*REQUIRED TASK*.
Extract every line that contains the string "draw".

*DATASET EXTRACT*.
++++
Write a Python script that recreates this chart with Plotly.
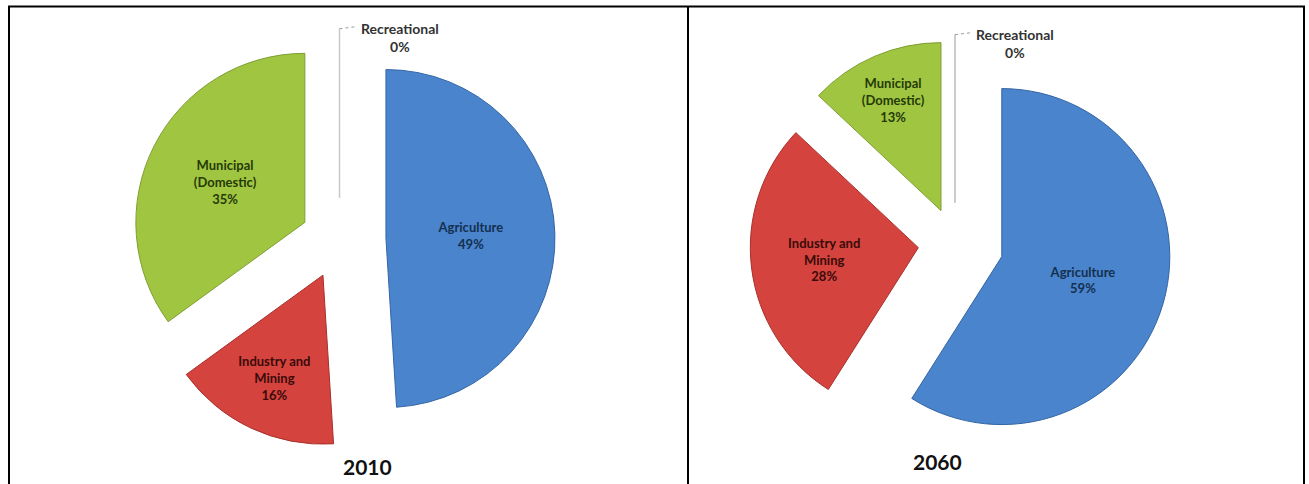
++++
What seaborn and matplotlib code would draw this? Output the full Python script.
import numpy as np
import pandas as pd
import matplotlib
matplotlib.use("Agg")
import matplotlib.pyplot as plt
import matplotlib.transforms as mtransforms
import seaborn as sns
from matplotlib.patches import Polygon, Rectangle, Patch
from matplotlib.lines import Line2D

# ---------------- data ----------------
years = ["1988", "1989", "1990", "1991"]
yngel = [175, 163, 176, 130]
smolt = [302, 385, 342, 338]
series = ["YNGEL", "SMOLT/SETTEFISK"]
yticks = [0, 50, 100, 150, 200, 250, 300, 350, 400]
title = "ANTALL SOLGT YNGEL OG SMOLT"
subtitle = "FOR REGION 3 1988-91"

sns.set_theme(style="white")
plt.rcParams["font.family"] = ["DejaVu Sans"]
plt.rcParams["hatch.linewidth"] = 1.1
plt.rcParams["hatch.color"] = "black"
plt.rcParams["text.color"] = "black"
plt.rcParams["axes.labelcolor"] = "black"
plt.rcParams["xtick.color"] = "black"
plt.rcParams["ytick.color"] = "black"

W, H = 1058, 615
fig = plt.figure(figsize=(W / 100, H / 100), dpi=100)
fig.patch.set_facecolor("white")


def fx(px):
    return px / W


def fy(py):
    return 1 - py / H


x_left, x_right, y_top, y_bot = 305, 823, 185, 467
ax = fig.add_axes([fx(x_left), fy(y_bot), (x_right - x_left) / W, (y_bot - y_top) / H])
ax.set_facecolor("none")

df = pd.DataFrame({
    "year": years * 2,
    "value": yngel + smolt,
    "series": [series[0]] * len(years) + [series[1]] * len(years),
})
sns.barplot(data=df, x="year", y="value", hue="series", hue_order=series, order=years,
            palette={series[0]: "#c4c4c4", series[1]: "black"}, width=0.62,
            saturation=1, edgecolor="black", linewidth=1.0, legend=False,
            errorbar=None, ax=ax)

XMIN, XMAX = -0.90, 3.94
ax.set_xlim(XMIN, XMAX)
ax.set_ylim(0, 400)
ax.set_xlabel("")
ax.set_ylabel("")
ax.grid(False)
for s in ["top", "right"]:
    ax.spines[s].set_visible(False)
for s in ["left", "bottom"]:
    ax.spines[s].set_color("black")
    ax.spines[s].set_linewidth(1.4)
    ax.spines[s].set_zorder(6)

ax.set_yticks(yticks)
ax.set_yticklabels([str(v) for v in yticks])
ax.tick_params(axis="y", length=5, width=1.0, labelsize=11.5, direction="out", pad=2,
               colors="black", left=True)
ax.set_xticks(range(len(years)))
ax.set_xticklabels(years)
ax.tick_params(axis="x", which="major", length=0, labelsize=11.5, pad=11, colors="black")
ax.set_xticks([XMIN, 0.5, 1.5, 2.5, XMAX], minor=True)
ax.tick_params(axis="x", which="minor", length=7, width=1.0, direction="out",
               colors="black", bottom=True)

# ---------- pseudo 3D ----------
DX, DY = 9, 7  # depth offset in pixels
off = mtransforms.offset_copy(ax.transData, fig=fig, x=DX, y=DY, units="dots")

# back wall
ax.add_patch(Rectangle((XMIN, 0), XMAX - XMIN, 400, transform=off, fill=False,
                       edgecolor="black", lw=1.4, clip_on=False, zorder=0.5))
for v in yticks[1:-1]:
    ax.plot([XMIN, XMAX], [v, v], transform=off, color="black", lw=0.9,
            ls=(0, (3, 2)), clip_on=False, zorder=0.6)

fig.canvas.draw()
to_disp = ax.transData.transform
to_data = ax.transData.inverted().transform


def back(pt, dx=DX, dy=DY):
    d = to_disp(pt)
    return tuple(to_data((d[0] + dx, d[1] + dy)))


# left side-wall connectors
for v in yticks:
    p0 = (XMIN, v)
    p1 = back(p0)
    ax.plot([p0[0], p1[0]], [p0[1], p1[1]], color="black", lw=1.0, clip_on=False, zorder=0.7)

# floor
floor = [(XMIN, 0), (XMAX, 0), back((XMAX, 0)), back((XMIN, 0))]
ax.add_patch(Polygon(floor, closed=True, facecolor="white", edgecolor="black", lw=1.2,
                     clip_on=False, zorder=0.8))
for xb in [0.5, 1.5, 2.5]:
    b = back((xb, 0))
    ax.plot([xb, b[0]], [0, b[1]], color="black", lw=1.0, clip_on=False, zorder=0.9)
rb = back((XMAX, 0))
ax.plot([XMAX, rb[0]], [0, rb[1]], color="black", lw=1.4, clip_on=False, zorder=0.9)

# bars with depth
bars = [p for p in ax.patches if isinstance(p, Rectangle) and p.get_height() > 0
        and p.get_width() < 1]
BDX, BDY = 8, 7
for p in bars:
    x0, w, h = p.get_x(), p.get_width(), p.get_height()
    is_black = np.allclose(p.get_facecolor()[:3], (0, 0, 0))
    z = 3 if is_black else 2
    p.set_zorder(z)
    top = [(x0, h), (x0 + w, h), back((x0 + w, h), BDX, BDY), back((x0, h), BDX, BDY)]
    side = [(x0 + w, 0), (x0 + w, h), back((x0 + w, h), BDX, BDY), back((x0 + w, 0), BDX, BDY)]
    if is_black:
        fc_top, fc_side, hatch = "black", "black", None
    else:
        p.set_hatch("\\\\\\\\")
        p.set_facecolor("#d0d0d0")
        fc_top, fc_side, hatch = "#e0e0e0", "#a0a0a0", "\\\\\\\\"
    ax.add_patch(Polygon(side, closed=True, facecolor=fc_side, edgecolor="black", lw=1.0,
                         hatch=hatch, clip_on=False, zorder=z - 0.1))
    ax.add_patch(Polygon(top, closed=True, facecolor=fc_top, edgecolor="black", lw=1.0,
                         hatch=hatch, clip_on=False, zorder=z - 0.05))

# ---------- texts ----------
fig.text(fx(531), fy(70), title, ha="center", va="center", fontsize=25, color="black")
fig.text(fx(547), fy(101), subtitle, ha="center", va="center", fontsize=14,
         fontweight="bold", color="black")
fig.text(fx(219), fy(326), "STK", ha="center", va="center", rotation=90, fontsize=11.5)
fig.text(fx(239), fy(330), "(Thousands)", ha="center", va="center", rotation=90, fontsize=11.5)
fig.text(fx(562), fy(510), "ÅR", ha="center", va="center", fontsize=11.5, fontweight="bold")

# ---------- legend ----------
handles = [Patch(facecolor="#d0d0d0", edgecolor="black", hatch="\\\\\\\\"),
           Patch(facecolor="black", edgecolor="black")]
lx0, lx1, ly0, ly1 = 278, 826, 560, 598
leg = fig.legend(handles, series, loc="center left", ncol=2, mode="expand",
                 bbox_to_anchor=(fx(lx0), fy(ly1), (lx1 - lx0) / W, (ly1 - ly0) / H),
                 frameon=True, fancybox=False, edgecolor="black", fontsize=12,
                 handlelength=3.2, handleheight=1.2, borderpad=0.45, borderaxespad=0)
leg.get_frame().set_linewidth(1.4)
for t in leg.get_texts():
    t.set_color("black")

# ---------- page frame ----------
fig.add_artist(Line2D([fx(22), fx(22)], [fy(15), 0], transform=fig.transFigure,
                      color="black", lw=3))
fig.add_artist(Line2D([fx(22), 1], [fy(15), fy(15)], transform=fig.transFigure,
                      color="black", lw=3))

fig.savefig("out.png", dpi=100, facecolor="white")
++++
*OUTPUT OF THE TASK*.
What seaborn and matplotlib code would draw this? Output the full Python script.
fig.canvas.draw()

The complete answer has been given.